Two circles in the first quadrant of radii $$r_1$$ and $$r_2$$ touch the coordinate axes. Each of them cuts off an intercept of 2 units with the line $$x + y = 2$$. Then $$r_1^2 + r_2^2 - r_1 r_2$$ is equal to _____.

We need to find $$r_1^2 + r_2^2 - r_1 r_2$$ for two circles in the first quadrant that touch both coordinate axes and each cuts an intercept of 2 units on the line $$x + y = 2$$.

A circle of this type has center $$(r,r)$$ and radius $$r$$.

$$ (x - r)^2 + (y - r)^2 = r^2 $$

In order to determine the chord length cut by the line, first compute the perpendicular distance from the center to that line.
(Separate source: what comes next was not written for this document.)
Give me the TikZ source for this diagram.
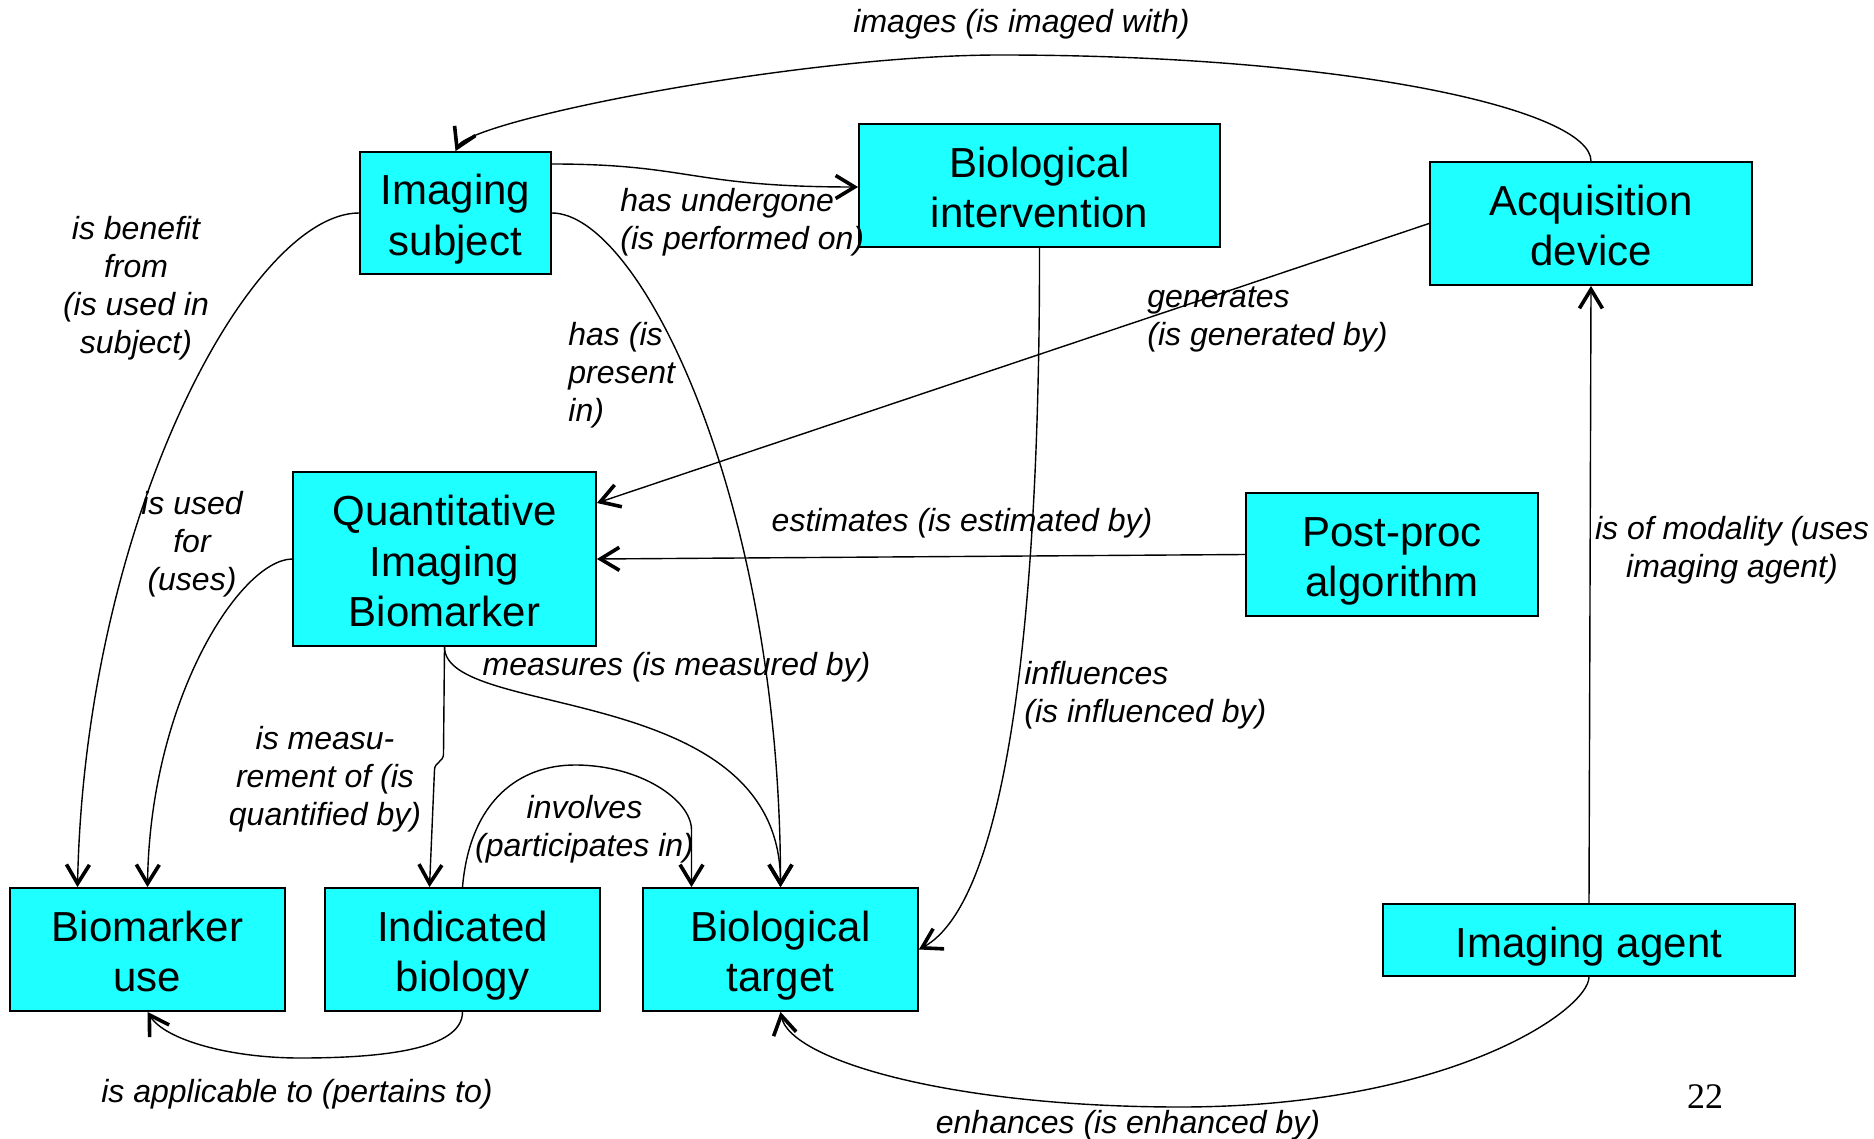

For the center $$(r,r)$$ and the line $$x + y - 2 = 0$$, this distance is

$$ d = \frac{|r + r - 2|}{\sqrt{2}} = \frac{|2r - 2|}{\sqrt{2}} $$

Since the intercept (or chord) length on the line is 2 units, the chord length formula $$2\sqrt{r^2 - d^2} = 2$$ implies that

$$ r^2 - d^2 = 1 $$

Substituting the value of $$d^2 = \frac{(2r-2)^2}{2} = \frac{4r^2 - 8r + 4}{2} = 2r^2 - 4r + 2$$ into this equation yields

$$ r^2 - (2r^2 - 4r + 2) = 1 $$

$$ r^2 - 2r^2 + 4r - 2 = 1 $$

$$ -r^2 + 4r - 3 = 0 $$

$$ r^2 - 4r + 3 = 0 $$

Factoring the quadratic expression gives

$$ (r - 1)(r - 3) = 0 $$

Accordingly, the two possible radii are $$r_1 = 1$$ and $$r_2 = 3$$.

Next, computing the desired combination yields

$$ r_1^2 + r_2^2 - r_1 r_2 = 1 + 9 - 3 = 7 $$

Therefore, the required value is $$7$$.